-------- SOURCE DATA --------
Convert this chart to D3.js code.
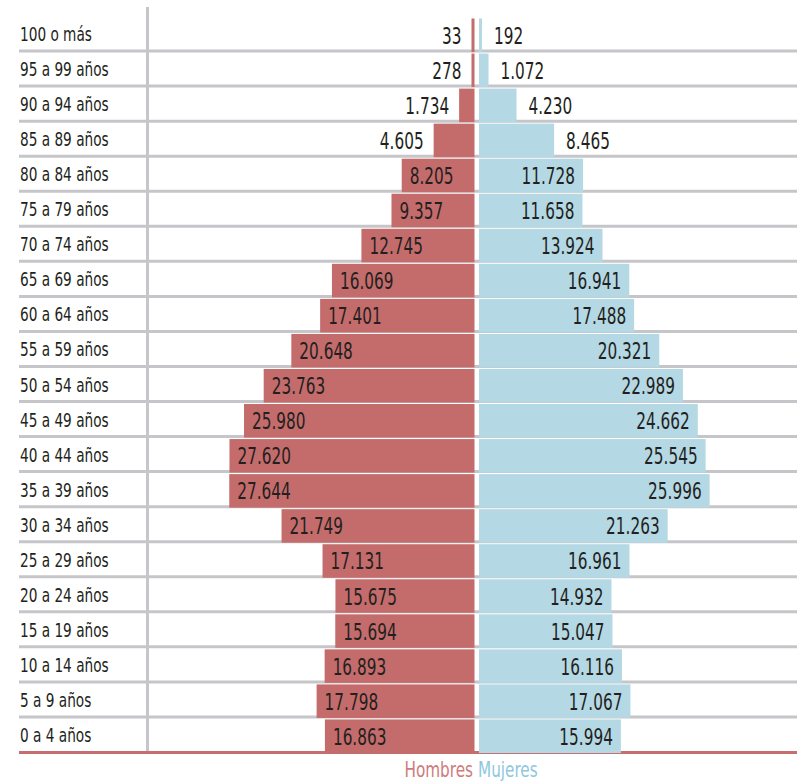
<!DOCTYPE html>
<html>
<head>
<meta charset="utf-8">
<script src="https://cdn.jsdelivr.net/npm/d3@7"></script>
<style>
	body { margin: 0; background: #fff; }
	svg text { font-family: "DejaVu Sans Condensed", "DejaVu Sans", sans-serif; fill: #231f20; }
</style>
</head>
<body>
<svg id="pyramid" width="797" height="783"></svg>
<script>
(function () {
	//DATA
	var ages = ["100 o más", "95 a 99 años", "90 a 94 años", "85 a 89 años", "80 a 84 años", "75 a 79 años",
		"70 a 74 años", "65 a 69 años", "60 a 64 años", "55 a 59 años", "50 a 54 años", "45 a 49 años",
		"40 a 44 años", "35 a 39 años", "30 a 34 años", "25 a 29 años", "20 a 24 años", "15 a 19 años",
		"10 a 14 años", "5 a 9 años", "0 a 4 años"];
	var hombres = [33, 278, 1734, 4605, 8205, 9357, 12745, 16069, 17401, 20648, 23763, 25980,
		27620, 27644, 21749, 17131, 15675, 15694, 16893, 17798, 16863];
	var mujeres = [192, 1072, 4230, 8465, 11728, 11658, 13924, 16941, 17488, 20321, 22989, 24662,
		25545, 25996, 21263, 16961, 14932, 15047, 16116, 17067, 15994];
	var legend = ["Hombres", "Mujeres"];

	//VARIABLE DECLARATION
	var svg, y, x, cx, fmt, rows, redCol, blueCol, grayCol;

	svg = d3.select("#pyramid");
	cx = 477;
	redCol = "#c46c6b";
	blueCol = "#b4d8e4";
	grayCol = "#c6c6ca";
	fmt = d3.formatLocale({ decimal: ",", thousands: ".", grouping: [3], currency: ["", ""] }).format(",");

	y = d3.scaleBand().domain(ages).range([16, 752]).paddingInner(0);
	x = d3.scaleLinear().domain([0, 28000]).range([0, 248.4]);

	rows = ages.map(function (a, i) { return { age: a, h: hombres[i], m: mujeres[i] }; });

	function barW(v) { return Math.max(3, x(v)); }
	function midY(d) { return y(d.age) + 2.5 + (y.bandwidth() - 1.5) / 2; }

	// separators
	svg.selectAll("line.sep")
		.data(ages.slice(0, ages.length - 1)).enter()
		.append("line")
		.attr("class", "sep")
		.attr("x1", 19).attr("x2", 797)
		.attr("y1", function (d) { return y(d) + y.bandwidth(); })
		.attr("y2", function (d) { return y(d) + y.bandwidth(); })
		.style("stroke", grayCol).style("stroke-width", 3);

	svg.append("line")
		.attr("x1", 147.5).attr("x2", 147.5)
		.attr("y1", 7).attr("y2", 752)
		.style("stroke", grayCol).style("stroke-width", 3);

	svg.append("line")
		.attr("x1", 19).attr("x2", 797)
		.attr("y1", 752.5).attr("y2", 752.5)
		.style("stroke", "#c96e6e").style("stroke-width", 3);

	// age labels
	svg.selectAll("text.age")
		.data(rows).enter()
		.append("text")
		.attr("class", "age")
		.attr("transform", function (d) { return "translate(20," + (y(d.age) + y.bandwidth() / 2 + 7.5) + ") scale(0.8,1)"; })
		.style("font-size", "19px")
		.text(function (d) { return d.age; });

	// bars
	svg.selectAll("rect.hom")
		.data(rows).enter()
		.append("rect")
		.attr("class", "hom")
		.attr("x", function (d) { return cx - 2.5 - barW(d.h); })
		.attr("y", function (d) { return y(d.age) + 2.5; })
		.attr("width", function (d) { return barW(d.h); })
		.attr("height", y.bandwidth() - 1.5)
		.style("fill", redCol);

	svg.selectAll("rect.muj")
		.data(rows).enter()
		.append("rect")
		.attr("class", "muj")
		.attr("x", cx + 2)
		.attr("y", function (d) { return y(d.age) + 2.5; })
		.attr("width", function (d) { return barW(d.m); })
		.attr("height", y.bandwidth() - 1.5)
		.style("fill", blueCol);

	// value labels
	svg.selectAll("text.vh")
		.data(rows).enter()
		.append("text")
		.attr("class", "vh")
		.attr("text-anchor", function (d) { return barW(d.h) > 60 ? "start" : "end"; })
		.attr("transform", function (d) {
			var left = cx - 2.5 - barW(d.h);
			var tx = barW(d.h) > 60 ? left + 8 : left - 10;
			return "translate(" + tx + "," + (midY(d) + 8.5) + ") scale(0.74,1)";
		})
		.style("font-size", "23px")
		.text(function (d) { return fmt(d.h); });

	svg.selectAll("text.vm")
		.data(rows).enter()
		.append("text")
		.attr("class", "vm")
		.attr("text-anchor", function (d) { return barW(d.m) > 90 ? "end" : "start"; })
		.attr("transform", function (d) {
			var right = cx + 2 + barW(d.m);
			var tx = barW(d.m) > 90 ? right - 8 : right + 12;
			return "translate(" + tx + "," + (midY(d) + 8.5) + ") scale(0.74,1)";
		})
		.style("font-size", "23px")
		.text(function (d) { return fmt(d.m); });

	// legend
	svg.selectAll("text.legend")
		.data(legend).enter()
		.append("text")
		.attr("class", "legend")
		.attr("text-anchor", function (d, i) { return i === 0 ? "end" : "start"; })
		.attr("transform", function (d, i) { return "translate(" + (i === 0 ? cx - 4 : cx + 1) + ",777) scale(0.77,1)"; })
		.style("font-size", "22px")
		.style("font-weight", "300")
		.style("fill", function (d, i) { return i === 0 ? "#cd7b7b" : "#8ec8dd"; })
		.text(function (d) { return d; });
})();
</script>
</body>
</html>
--------
### WHAT YOU WILL DO
All the lines above are to be given again exactly as they read, with the pictures removed.

### THE ANSWER
Convert this chart to D3.js code.
<!DOCTYPE html>
<html>
<head>
<meta charset="utf-8">
<script src="https://cdn.jsdelivr.net/npm/d3@7"></script>
<style>
	body { margin: 0; background: #fff; }
	svg text { font-family: "DejaVu Sans Condensed", "DejaVu Sans", sans-serif; fill: #231f20; }
</style>
</head>
<body>
<svg id="pyramid" width="797" height="783"></svg>
<script>
(function () {
	//DATA
	var ages = ["100 o más", "95 a 99 años", "90 a 94 años", "85 a 89 años", "80 a 84 años", "75 a 79 años",
		"70 a 74 años", "65 a 69 años", "60 a 64 años", "55 a 59 años", "50 a 54 años", "45 a 49 años",
		"40 a 44 años", "35 a 39 años", "30 a 34 años", "25 a 29 años", "20 a 24 años", "15 a 19 años",
		"10 a 14 años", "5 a 9 años", "0 a 4 años"];
	var hombres = [33, 278, 1734, 4605, 8205, 9357, 12745, 16069, 17401, 20648, 23763, 25980,
		27620, 27644, 21749, 17131, 15675, 15694, 16893, 17798, 16863];
	var mujeres = [192, 1072, 4230, 8465, 11728, 11658, 13924, 16941, 17488, 20321, 22989, 24662,
		25545, 25996, 21263, 16961, 14932, 15047, 16116, 17067, 15994];
	var legend = ["Hombres", "Mujeres"];

	//VARIABLE DECLARATION
	var svg, y, x, cx, fmt, rows, redCol, blueCol, grayCol;

	svg = d3.select("#pyramid");
	cx = 477;
	redCol = "#c46c6b";
	blueCol = "#b4d8e4";
	grayCol = "#c6c6ca";
	fmt = d3.formatLocale({ decimal: ",", thousands: ".", grouping: [3], currency: ["", ""] }).format(",");

	y = d3.scaleBand().domain(ages).range([16, 752]).paddingInner(0);
	x = d3.scaleLinear().domain([0, 28000]).range([0, 248.4]);

	rows = ages.map(function (a, i) { return { age: a, h: hombres[i], m: mujeres[i] }; });

	function barW(v) { return Math.max(3, x(v)); }
	function midY(d) { return y(d.age) + 2.5 + (y.bandwidth() - 1.5) / 2; }

	// separators
	svg.selectAll("line.sep")
		.data(ages.slice(0, ages.length - 1)).enter()
		.append("line")
		.attr("class", "sep")
		.attr("x1", 19).attr("x2", 797)
		.attr("y1", function (d) { return y(d) + y.bandwidth(); })
		.attr("y2", function (d) { return y(d) + y.bandwidth(); })
		.style("stroke", grayCol).style("stroke-width", 3);

	svg.append("line")
		.attr("x1", 147.5).attr("x2", 147.5)
		.attr("y1", 7).attr("y2", 752)
		.style("stroke", grayCol).style("stroke-width", 3);

	svg.append("line")
		.attr("x1", 19).attr("x2", 797)
		.attr("y1", 752.5).attr("y2", 752.5)
		.style("stroke", "#c96e6e").style("stroke-width", 3);

	// age labels
	svg.selectAll("text.age")
		.data(rows).enter()
		.append("text")
		.attr("class", "age")
		.attr("transform", function (d) { return "translate(20," + (y(d.age) + y.bandwidth() / 2 + 7.5) + ") scale(0.8,1)"; })
		.style("font-size", "19px")
		.text(function (d) { return d.age; });

	// bars
	svg.selectAll("rect.hom")
		.data(rows).enter()
		.append("rect")
		.attr("class", "hom")
		.attr("x", function (d) { return cx - 2.5 - barW(d.h); })
		.attr("y", function (d) { return y(d.age) + 2.5; })
		.attr("width", function (d) { return barW(d.h); })
		.attr("height", y.bandwidth() - 1.5)
		.style("fill", redCol);

	svg.selectAll("rect.muj")
		.data(rows).enter()
		.append("rect")
		.attr("class", "muj")
		.attr("x", cx + 2)
		.attr("y", function (d) { return y(d.age) + 2.5; })
		.attr("width", function (d) { return barW(d.m); })
		.attr("height", y.bandwidth() - 1.5)
		.style("fill", blueCol);

	// value labels
	svg.selectAll("text.vh")
		.data(rows).enter()
		.append("text")
		.attr("class", "vh")
		.attr("text-anchor", function (d) { return barW(d.h) > 60 ? "start" : "end"; })
		.attr("transform", function (d) {
			var left = cx - 2.5 - barW(d.h);
			var tx = barW(d.h) > 60 ? left + 8 : left - 10;
			return "translate(" + tx + "," + (midY(d) + 8.5) + ") scale(0.74,1)";
		})
		.style("font-size", "23px")
		.text(function (d) { return fmt(d.h); });

	svg.selectAll("text.vm")
		.data(rows).enter()
		.append("text")
		.attr("class", "vm")
		.attr("text-anchor", function (d) { return barW(d.m) > 90 ? "end" : "start"; })
		.attr("transform", function (d) {
			var right = cx + 2 + barW(d.m);
			var tx = barW(d.m) > 90 ? right - 8 : right + 12;
			return "translate(" + tx + "," + (midY(d) + 8.5) + ") scale(0.74,1)";
		})
		.style("font-size", "23px")
		.text(function (d) { return fmt(d.m); });

	// legend
	svg.selectAll("text.legend")
		.data(legend).enter()
		.append("text")
		.attr("class", "legend")
		.attr("text-anchor", function (d, i) { return i === 0 ? "end" : "start"; })
		.attr("transform", function (d, i) { return "translate(" + (i === 0 ? cx - 4 : cx + 1) + ",777) scale(0.77,1)"; })
		.style("font-size", "22px")
		.style("font-weight", "300")
		.style("fill", function (d, i) { return i === 0 ? "#cd7b7b" : "#8ec8dd"; })
		.text(function (d) { return d; });
})();
</script>
</body>
</html>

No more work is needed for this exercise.